Он не спорил. Не доказывал. Просто забирал своё и уходил.
Здесь, в хижине, не было никого, кто отворачивался. Не было зеркал, в которых можно было увидеть чужую смерть. Только тишина. Только холод. Только он сам и его привычки.
Он повернулся к печи спиной, чтобы согреть поясницу, и начал одеваться.
III
Одежда лежала на низкой скамье у лежанки — сложенная, приготовленная с вечера. Он одевался в строгом порядке, не меняя последовательности уже много лет. Порядок был его якорем, его молитвой, его способом удерживать реальность в границах.
Сначала — нательная рубаха из грубого льна.
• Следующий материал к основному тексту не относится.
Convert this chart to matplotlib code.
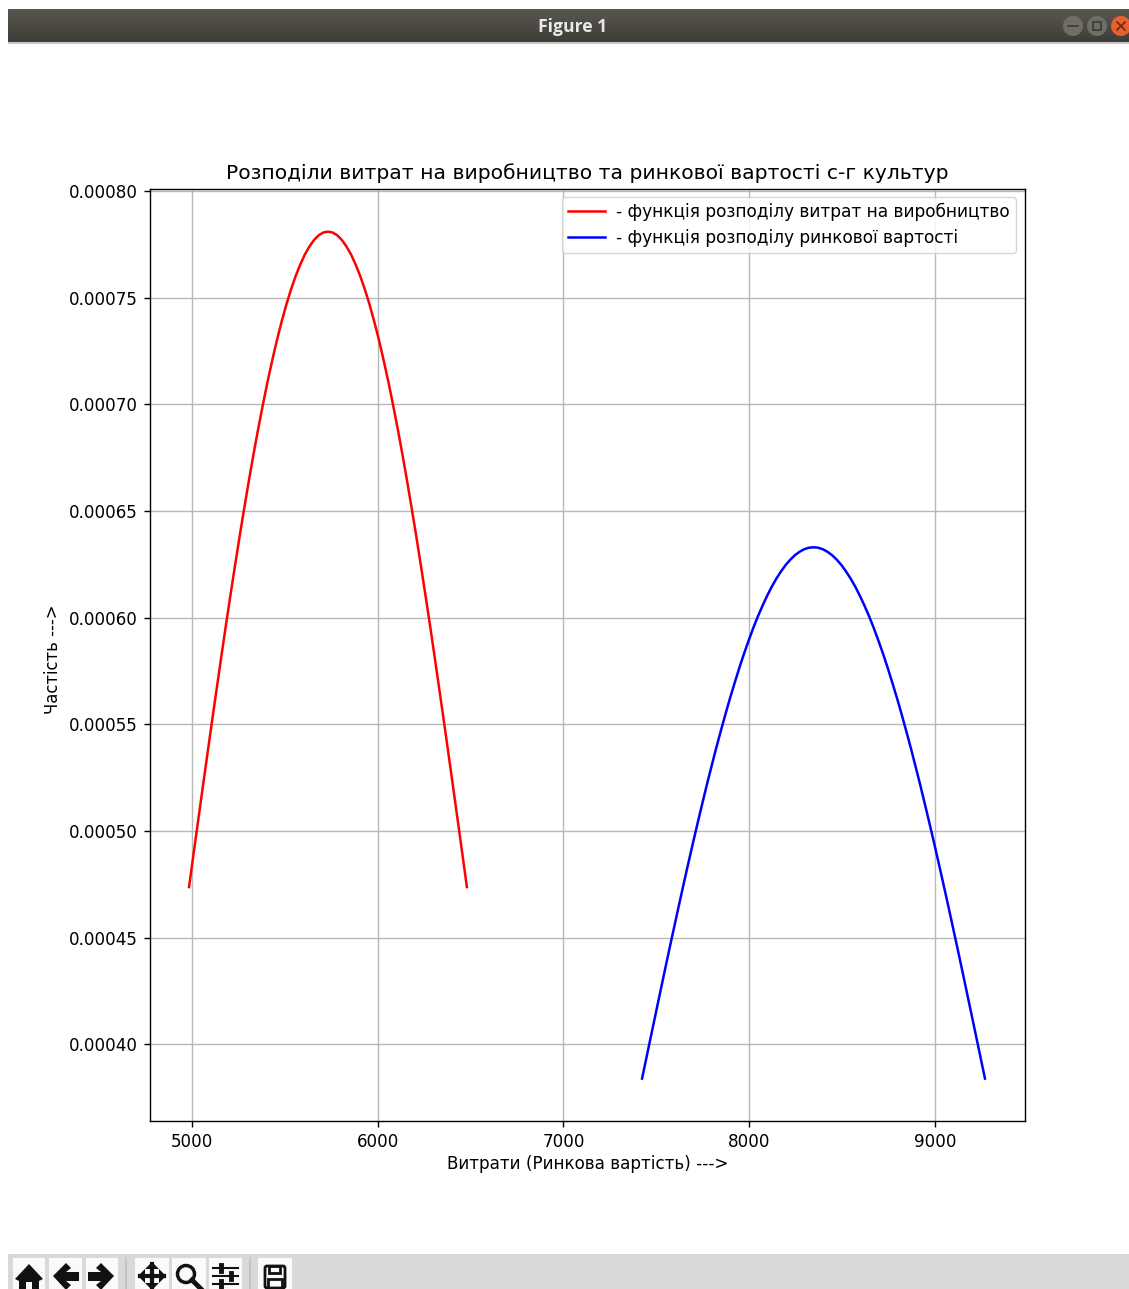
#!/usr/bin/env python3
"""Screenshot-style figure: cost and market value distributions."""
import numpy as np
import matplotlib
matplotlib.use("Agg")
import matplotlib.pyplot as plt
from matplotlib.colors import LinearSegmentedColormap
from matplotlib.patches import Circle, FancyBboxPatch, Polygon, Rectangle

W, H = 1129, 1289

cost_x = [4984, 5008, 5032, 5057, 5082, 5107, 5132, 5157, 5182, 5207, 5232, 5257, 5282,
          5307, 5332, 5357, 5382, 5407, 5432, 5457, 5482, 5507, 5532, 5557, 5582, 5607,
          5632, 5657, 5682, 5707, 5732, 5757, 5782, 5807, 5832, 5857, 5882, 5907, 5932,
          5957, 5982, 6007, 6032, 6057, 6082, 6107, 6132, 6157, 6182, 6207, 6232, 6257,
          6282, 6307, 6332, 6357, 6382, 6407, 6432, 6456, 6480]
cost_y = [4.737e-4, 4.889e-4, 5.041e-4, 5.198e-4, 5.354e-4, 5.509e-4, 5.661e-4, 5.812e-4,
          5.961e-4, 6.105e-4, 6.246e-4, 6.384e-4, 6.517e-4, 6.646e-4, 6.770e-4, 6.888e-4,
          7.000e-4, 7.107e-4, 7.206e-4, 7.300e-4, 7.386e-4, 7.465e-4, 7.536e-4, 7.599e-4,
          7.654e-4, 7.702e-4, 7.740e-4, 7.771e-4, 7.793e-4, 7.806e-4, 7.810e-4,
          7.806e-4, 7.793e-4, 7.771e-4, 7.740e-4, 7.702e-4, 7.654e-4, 7.599e-4, 7.536e-4,
          7.465e-4, 7.386e-4, 7.300e-4, 7.206e-4, 7.107e-4, 7.000e-4, 6.888e-4, 6.770e-4,
          6.646e-4, 6.517e-4, 6.384e-4, 6.246e-4, 6.105e-4, 5.961e-4, 5.812e-4, 5.661e-4,
          5.509e-4, 5.354e-4, 5.198e-4, 5.041e-4, 4.889e-4, 4.737e-4]

market_x = [7423, 7461, 7496, 7521, 7546, 7571, 7596, 7621, 7646, 7671, 7696, 7721, 7746,
            7771, 7796, 7821, 7846, 7871, 7896, 7921, 7946, 7971, 7996, 8021, 8046, 8071,
            8096, 8121, 8146, 8171, 8196, 8221, 8246, 8271, 8296, 8321, 8346, 8371, 8396,
            8421, 8446, 8471, 8496, 8521, 8546, 8571, 8596, 8621, 8646, 8671, 8696, 8721,
            8746, 8771, 8796, 8821, 8846, 8871, 8896, 8921, 8946, 8971, 8996, 9021, 9046,
            9071, 9096, 9121, 9146, 9171, 9196, 9231, 9269]
market_y = [3.839e-4, 3.997e-4, 4.142e-4, 4.245e-4, 4.348e-4, 4.450e-4, 4.550e-4, 4.650e-4,
            4.748e-4, 4.845e-4, 4.940e-4, 5.033e-4, 5.124e-4, 5.214e-4, 5.300e-4, 5.385e-4,
            5.466e-4, 5.545e-4, 5.621e-4, 5.693e-4, 5.763e-4, 5.829e-4, 5.891e-4, 5.950e-4,
            6.005e-4, 6.055e-4, 6.102e-4, 6.145e-4, 6.183e-4, 6.217e-4, 6.247e-4, 6.272e-4,
            6.293e-4, 6.309e-4, 6.321e-4, 6.328e-4, 6.330e-4,
            6.328e-4, 6.321e-4, 6.309e-4, 6.293e-4, 6.272e-4, 6.247e-4, 6.217e-4, 6.183e-4,
            6.145e-4, 6.102e-4, 6.055e-4, 6.005e-4, 5.950e-4, 5.891e-4, 5.829e-4, 5.763e-4,
            5.693e-4, 5.621e-4, 5.545e-4, 5.466e-4, 5.385e-4, 5.300e-4, 5.214e-4, 5.124e-4,
            5.033e-4, 4.940e-4, 4.845e-4, 4.748e-4, 4.650e-4, 4.550e-4, 4.450e-4, 4.348e-4,
            4.245e-4, 4.142e-4, 3.997e-4, 3.839e-4]

x_ticks = [5000, 6000, 7000, 8000, 9000]
y_ticks = [0.0004, 0.00045, 0.0005, 0.00055, 0.0006, 0.00065, 0.0007, 0.00075, 0.0008]
y_tick_labels = ["0.00040", "0.00045", "0.00050", "0.00055", "0.00060",
                 "0.00065", "0.00070", "0.00075", "0.00080"]

TITLE = "Розподіли витрат на виробництво та ринкової вартості с-г культур"
XLABEL = "Витрати (Ринкова вартість) --->"
YLABEL = "Частість --->"
COST_LABEL = "- функція розподілу витрат на виробництво"
MARKET_LABEL = "- функція розподілу ринкової вартості"

plt.rcParams["font.family"] = "DejaVu Sans"
plt.rcParams["font.size"] = 12.1

fig = plt.figure(figsize=(W / 100, H / 100), dpi=100)

# window chrome, in pixel coords
bg = fig.add_axes([0, 0, 1, 1], zorder=0)
bg.axis("off")
grad = np.linspace(0, 1, 33).reshape(-1, 1)
bar_cmap = LinearSegmentedColormap.from_list("bar", ["#5a5750", "#3e3d38"])
bg.imshow(grad, extent=(8, W, 42, 9), aspect="auto", cmap=bar_cmap)
bg.add_patch(Rectangle((8, 42), W - 8, 1.5, color="#c8c8c8", lw=0))
bg.text(573, 26.5, "Figure 1", color="#e8e8e4", fontsize=12.6, fontweight="bold",
        family="Open Sans", ha="center", va="center")
for cx, col in [(1073, "#6e6d66"), (1097, "#6e6d66"), (1121, "#e9602f")]:
    bg.add_patch(Circle((cx, 26), 10, color=col, lw=0))
bg.plot([1068, 1078], [26, 26], color="#3a3a36", lw=1.2)
bg.add_patch(Rectangle((1093, 22), 8, 8, fill=False, ec="#3a3a36", lw=1.2))
bg.plot([1117, 1125], [22, 30], color="#6a2a10", lw=1.2)
bg.plot([1117, 1125], [30, 22], color="#6a2a10", lw=1.2)

bg.add_patch(Rectangle((8, 1254), W - 8, H - 1254, color="#d9d9d9", lw=0))
for x0, x1 in [(13, 45), (49, 82), (86, 118), (135, 169), (172, 206), (209, 242), (258, 292)]:
    bg.add_patch(Rectangle((x0, 1258), x1 - x0, H - 1258, color="#fafafa", lw=0))
for xs in (126, 250):
    bg.plot([xs, xs], [1258, H], color="#c4c4c4", lw=1.5)
ic = "#111111"
bg.add_patch(Polygon([(15, 1279), (29, 1264), (43, 1279), (39, 1281), (39, 1289), (32, 1289), (32, 1282),
                      (26, 1282), (26, 1289), (19, 1289), (19, 1281)], color=ic, lw=0))
bg.add_patch(Polygon([(53, 1276), (66, 1263), (71, 1268), (66, 1272), (79, 1272), (79, 1281), (66, 1281),
                      (71, 1285), (66, 1290)], color=ic, lw=0))
bg.add_patch(Polygon([(114, 1276), (101, 1263), (96, 1268), (101, 1272), (88, 1272), (88, 1281), (101, 1281),
                      (96, 1285), (101, 1290)], color=ic, lw=0))
bg.plot([140, 164], [1276, 1276], color=ic, lw=3)
bg.plot([152, 152], [1264, 1289], color=ic, lw=3)
for pts in ([(138, 1276), (145, 1269), (145, 1283)], [(166, 1276), (159, 1269), (159, 1283)],
            [(152, 1262), (145, 1269), (159, 1269)], [(152, 1290), (145, 1283), (159, 1283)]):
    bg.add_patch(Polygon(pts, color=ic, lw=0))
bg.add_patch(Circle((186, 1274), 8.5, fill=False, ec=ic, lw=2.5))
bg.plot([192, 201], [1280, 1289], color=ic, lw=3.5)
for yy, kx in [(1268, 221), (1276, 231), (1284, 221)]:
    bg.plot([213, 238], [yy, yy], color=ic, lw=1.5)
    bg.plot([kx, kx], [yy - 3, yy + 3], color=ic, lw=3.5)
bg.add_patch(FancyBboxPatch((265, 1266), 20, 22, boxstyle="round,pad=0,rounding_size=2",
                            fill=False, ec=ic, lw=2))
bg.add_patch(Rectangle((269, 1266), 11, 7, fill=False, ec=ic, lw=2))
bg.add_patch(Rectangle((268, 1279), 14, 10, fill=False, ec=ic, lw=2))
bg.set_xlim(0, W)
bg.set_ylim(H, 0)

ax = fig.add_axes([150 / W, 1 - 1121 / H, 875 / W, 932 / H], zorder=1)
ax.plot(cost_x, cost_y, color="red", lw=1.8, label=COST_LABEL)
ax.plot(market_x, market_y, color="blue", lw=1.8, label=MARKET_LABEL)
ax.set_xlim(4774, 9484.5)
ax.set_ylim(0.000364, 0.000801)
ax.set_xticks(x_ticks)
ax.set_yticks(y_ticks)
ax.set_yticklabels(y_tick_labels)
ax.tick_params(length=4.2, width=1.0, pad=4.5)
ax.grid(True, color="#b8b8b8", lw=1.0)
for s in ax.spines.values():
    s.set_linewidth(1.0)
ax.set_title(TITLE, fontsize=14.55, pad=7)
ax.set_xlabel(XLABEL, labelpad=3)
ax.set_ylabel(YLABEL, labelpad=5, y=0.495, fontsize=11.9)
ax.legend(loc="upper right", fontsize=12.25, handlelength=2.15, handletextpad=0.7,
          borderpad=0.35, labelspacing=0.46, borderaxespad=0.45, bbox_to_anchor=(0.9985, 0.9995))

fig.savefig("out.png", dpi=100)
Серая, многократно стиранная, с заштопанной дырой под мышкой и вытертым воротом. Лён холодил кожу, когда он надевал его, но через минуту нагревался от тела и становился почти неощутимым. Рубаха пахла дымом и чуть-чуть — кислым запахом давно нестиранной шерсти, который въелся в ткань намертво и не выводился даже в кипятке.
Потом — шерстяная куртка на застёжках из кости. Кость была оленья, гладкая, тёплая на ощупь, без единой царапины. Эйнар сам вырезал эти пуговицы зимой, когда буран завалил дверь на три дня и делать было решительно нечего. Он сидел у печи, при свете масляного светильника, и вырезал их ножом, одну за другой. Семь штук. На седьмой он поранил палец, и пуговица стала розовой от крови, но он всё равно вшил её в куртку — как напоминание о том, что даже в самые долгие бураны можно сделать что-то полезное.